== Requirements ==
Print, word for word, every line from the beginning of the listing up to and including the line with "import plotly.graph_objects as go". Pictures are to be excluded.

== Data block ==
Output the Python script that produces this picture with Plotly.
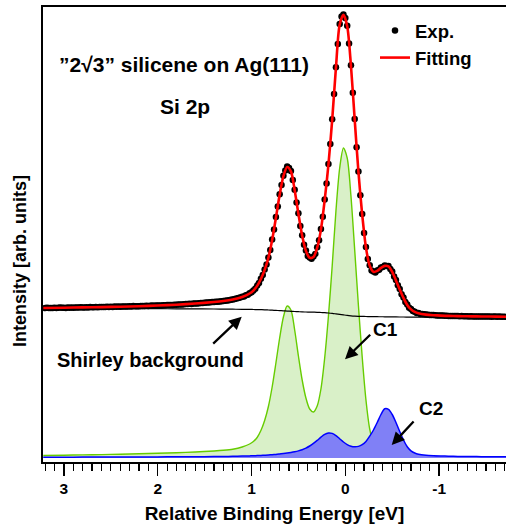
import plotly.graph_objects as go

# ---------------- data ----------------
# Component / fit grid (relative binding energy, eV)
energy = [3.22, 3.0, 2.8, 2.6, 2.4, 2.2, 2.0, 1.8, 1.6, 1.4, 1.3, 1.2, 1.1,
          1.02, 0.98, 0.94, 0.90, 0.86, 0.82, 0.78, 0.74, 0.70, 0.66, 0.62, 0.58,
          0.54, 0.50, 0.46, 0.42, 0.38, 0.34, 0.30, 0.26, 0.22, 0.18, 0.14, 0.10,
          0.06, 0.02, -0.02, -0.06, -0.10, -0.14, -0.18, -0.22, -0.26, -0.30, -0.34,
          -0.38, -0.42, -0.46, -0.50, -0.54, -0.58, -0.62, -0.66, -0.70, -0.74, -0.78,
          -0.86, -0.94, -1.02, -1.1, -1.2, -1.3, -1.4, -1.5, -1.6, -1.72]

fitting = [150.0, 150.3, 150.6, 150.9, 151.3, 151.8, 152.5, 153.3, 154.5, 156.0, 157.0, 158.5, 161.0,
           164.5, 167.4, 172.1, 179.0, 188.1, 200.2, 218.0, 240.3, 263.2, 281.8, 291.0, 286.6,
           267.8, 244.2, 222.3, 207.1, 200.2, 201.0, 210.3, 228.4, 257.9, 293.4, 338.2, 390.3,
           433.5, 443.2, 431.8, 392.3, 338.4, 286.0, 243.4, 210.4, 192.3, 186.2, 187.1,
           190.2, 192.1, 191.6, 186.1, 177.6, 168.6, 160.1, 153.1, 148.6, 146.1, 144.7,
           143.4, 142.8, 142.4, 142.1, 141.9, 141.7, 141.6, 141.5, 141.4, 141.3]

c1 = [2.5, 2.8, 3.1, 3.4, 3.8, 4.2, 4.7, 5.3, 6.0, 7.0, 7.7, 8.8, 11.0,
      14.0, 16.5, 20.5, 27.5, 37.5, 51.5, 71.0, 95.0, 120.0, 141.0, 152.0, 148.0,
      128.0, 102.0, 78.0, 60.0, 49.0, 46.0, 52.0, 69.0, 100.0, 142.0, 192.0, 247.0,
      290.0, 310.0, 300.0, 262.0, 208.0, 152.0, 101.0, 58.0, 29.0, 15.0, 9.0,
      6.0, 4.5, 3.6, 3.0, 2.6, 2.3, 2.1, 1.9, 1.8, 1.7, 1.6,
      1.5, 1.4, 1.3, 1.2, 1.1, 1.0, 0.95, 0.9, 0.85, 0.8]

c2 = [0.8, 0.85, 0.9, 0.95, 1.0, 1.05, 1.1, 1.2, 1.3, 1.45, 1.55, 1.7, 1.9,
      2.1, 2.2, 2.4, 2.6, 2.8, 3.0, 3.3, 3.6, 4.0, 4.4, 4.9, 5.5,
      6.2, 7.1, 8.3, 9.9, 12.0, 14.6, 17.6, 20.8, 23.6, 25.0, 24.6, 22.4,
      19.2, 16.0, 13.4, 11.8, 11.2, 11.6, 13.3, 16.6, 21.8, 28.0, 35.5,
      43.5, 49.2, 48.6, 43.5, 35.5, 26.5, 18.0, 11.3, 7.2, 5.0, 3.8,
      2.8, 2.3, 2.0, 1.8, 1.6, 1.5, 1.4, 1.35, 1.3, 1.25]

shirley = [149.6, 149.6, 149.5, 149.5, 149.4, 149.4, 149.3, 149.2, 149.1, 149.0, 148.9, 148.8, 148.7,
           148.6, 148.5, 148.4, 148.3, 148.2, 148.0, 147.8, 147.6, 147.4, 147.2, 146.9, 146.7,
           146.5, 146.3, 146.1, 146.0, 145.9, 145.8, 145.7, 145.5, 145.3, 145.0, 144.6, 144.1,
           143.6, 143.1, 142.6, 142.2, 141.9, 141.7, 141.6, 141.5, 141.4, 141.35, 141.3,
           141.25, 141.2, 141.15, 141.1, 141.05, 141.0, 141.0, 140.95, 140.9, 140.9, 140.9,
           140.85, 140.8, 140.8, 140.8, 140.75, 140.7, 140.7, 140.7, 140.65, 140.6]

# Experimental points: first energy 3.20 eV, step -0.02 eV (246 points)
exp_start = 3.20
exp_step = -0.02
exp_counts = [
    150.0, 150.2, 149.9, 150.1, 150.0, 150.3, 150.1, 150.2, 150.4, 150.2,
    150.3, 150.1, 150.4, 150.3, 150.5, 150.3, 150.6, 150.4, 150.5, 150.7,
    150.6, 150.5, 150.8, 150.6, 150.9, 150.7, 150.8, 151.0, 150.8, 151.0,
    150.9, 151.1, 150.9, 151.2, 151.0, 151.3, 151.1, 151.4, 151.2, 151.4,
    151.3, 151.5, 151.4, 151.6, 151.5, 151.8, 151.6, 151.9, 151.7, 151.8,
    151.8, 152.0, 151.9, 152.1, 152.2, 152.0, 152.3, 152.4, 152.2, 152.5,
    152.5, 152.6, 152.5, 152.8, 152.7, 153.0, 152.9, 153.1, 153.0, 153.3,
    153.3, 153.4, 153.6, 153.5, 153.8, 153.9, 154.0, 154.2, 154.1, 154.4,
    154.5, 154.6, 154.8, 154.9, 155.1, 155.2, 155.5, 155.5, 155.8, 155.9,
    156.0, 156.3, 156.3, 156.6, 156.8, 157.0, 157.2, 157.6, 157.8, 158.2,
    158.5, 158.9, 159.4, 159.9, 160.5,
    161.2, 161.6, 162.8, 163.3, 164.8, 165.7, 167.6, 169.3, 172.4, 175.0,
    179.3, 182.9, 188.4, 193.4, 200.6, 208.1, 218.5, 228.4, 240.9, 251.5,
    263.7, 273.0, 282.3, 287.4, 291.4, 290.1, 287.1, 277.9, 268.3, 255.5,
    244.7, 232.1, 222.8, 213.3, 207.5, 202.1, 200.6, 199.2, 201.4, 204.1,
    210.8, 217.7, 228.9, 241.3, 258.4, 274.5, 293.9, 314.0, 338.7, 364.0,
    390.8, 414.1, 434.0, 441.5, 443.6, 440.0, 432.3, 414.4, 392.8, 365.3,
    338.9, 310.7, 286.5, 262.7, 243.9, 225.0, 210.9, 199.1, 192.8, 187.5,
    186.6, 185.6, 187.5, 188.2, 190.6, 191.0, 192.5, 191.9, 192.0, 189.0,
    186.5, 181.6, 178.0, 172.7, 169.0, 163.8, 160.5, 155.9, 153.4, 150.2,
    148.9, 146.9, 146.3, 145.1, 144.9, 144.1,
    144.0, 143.7, 143.5, 143.3, 143.1, 142.9, 142.9, 142.7, 142.6, 142.5,
    142.4, 142.4, 142.2, 142.3, 142.1, 142.1, 142.0, 142.1, 141.9, 141.9,
    141.8, 141.9, 141.7, 141.8, 141.7, 141.6, 141.7, 141.6, 141.5, 141.6,
    141.5, 141.6, 141.4, 141.5, 141.5, 141.4, 141.5, 141.3, 141.4, 141.4,
    141.3, 141.4, 141.3, 141.3, 141.2,
]

x_tick_values = [3, 2, 1, 0, -1]
x_tick_labels = ["3", "2", "1", "0", "-1"]

# ---------------- figure ----------------
FONT = "Liberation Sans, Arial, Helvetica, sans-serif"
W, H = 506, 527
L, R, T, B = 43, 0, 7, 65
PW, PH = W - L - R, H - T - B


def px(xp):
    return (xp - L) / PW


def py(yp):
    return (H - B - yp) / PH


fig = go.Figure()

fig.add_trace(go.Scatter(
    x=energy, y=c1, mode="lines", line=dict(color="#66cc00", width=1.4, shape="spline", smoothing=0.8),
    fill="tozeroy", fillcolor="#d9f0c8", showlegend=False, name="C1"))
fig.add_trace(go.Scatter(
    x=energy, y=c2, mode="lines", line=dict(color="#0000ff", width=1.5, shape="spline", smoothing=0.8),
    fill="tozeroy", fillcolor="#8080f6", showlegend=False, name="C2"))
fig.add_trace(go.Scatter(
    x=energy, y=shirley, mode="lines", line=dict(color="black", width=1.2, shape="spline"),
    showlegend=False, name="Shirley background"))
fig.add_trace(go.Scatter(
    x0=exp_start, dx=exp_step, y=exp_counts, mode="markers",
    marker=dict(color="black", size=6.5), name="Exp."))
fig.add_trace(go.Scatter(
    x=energy, y=fitting, mode="lines", line=dict(color="#ff0000", width=2.6, shape="spline", smoothing=0.8),
    name="Fitting"))

bold = dict(family=FONT, color="black", weight="bold")

fig.update_layout(
    width=W, height=H,
    margin=dict(l=L, r=R, t=T, b=B, pad=0, autoexpand=False),
    paper_bgcolor="white", plot_bgcolor="white",
    font=dict(family=FONT, color="black"),
    showlegend=True,
    legend=dict(x=px(375), y=py(12), xanchor="left", yanchor="top",
                bgcolor="rgba(0,0,0,0)", borderwidth=0,
                font=dict(size=18.5, **bold), tracegroupgap=0),
    xaxis=dict(
        range=[3.223, -1.713], showgrid=False, zeroline=False,
        showline=True, linecolor="black", linewidth=1.6, mirror=True,
        tickmode="array", tickvals=x_tick_values, ticktext=x_tick_labels,
        ticks="outside", ticklen=12, tickwidth=1.4, tickcolor="black",
        tickfont=dict(size=15.5, **bold),
        minor=dict(dtick=0.1, tick0=0, ticks="outside", ticklen=7, tickwidth=1.2,
                   tickcolor="black", showgrid=False),
        title=dict(text="Relative Binding Energy [eV]", font=dict(size=19, **bold), standoff=10),
    ),
    yaxis=dict(
        range=[-4, 451], showgrid=False, zeroline=False,
        showline=True, linecolor="black", linewidth=1.6, mirror=False,
        ticks="", showticklabels=False,
    ),
)

annotations = [
    dict(text="\u201d2\u221a3\u201d silicene on Ag(111)", x=px(184), y=py(64),
         font=dict(size=21, **bold)),
    dict(text="Si 2p", x=px(185), y=py(106), font=dict(size=21, **bold)),
    dict(text="Shirley background", x=px(150), y=py(360), font=dict(size=20, **bold)),
    dict(text="C1", x=px(385), y=py(330), font=dict(size=19, **bold)),
    dict(text="C2", x=px(431), y=py(408), font=dict(size=19, **bold)),
    dict(text="Intensity [arb. units]", x=px(20), y=py(261), textangle=-90,
         font=dict(size=18, **bold)),
]
for a in annotations:
    fig.add_annotation(xref="paper", yref="paper", showarrow=False,
                       xanchor="center", yanchor="middle", **a)

arrows = [
    ((241.7, 316.7), (211.7, 345.0)),
    ((345.0, 359.3), (371.7, 333.3)),
    ((391.7, 445.0), (415.0, 420.0)),
]
for (hx, hy), (tx, ty) in arrows:
    fig.add_annotation(xref="paper", yref="paper", x=px(hx), y=py(hy),
                       ax=tx - hx, ay=ty - hy, axref="pixel", ayref="pixel",
                       text="", showarrow=True, arrowhead=2, arrowsize=1.1,
                       arrowwidth=2.3, arrowcolor="black", standoff=0)

fig.write_html(
    "out.html",
    config={"displayModeBar": False, "staticPlot": True},
    post_script="document.body.style.margin='0';document.body.style.overflow='hidden';",
)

== Expected output ==
Output the Python script that produces this picture with Plotly.
import plotly.graph_objects as go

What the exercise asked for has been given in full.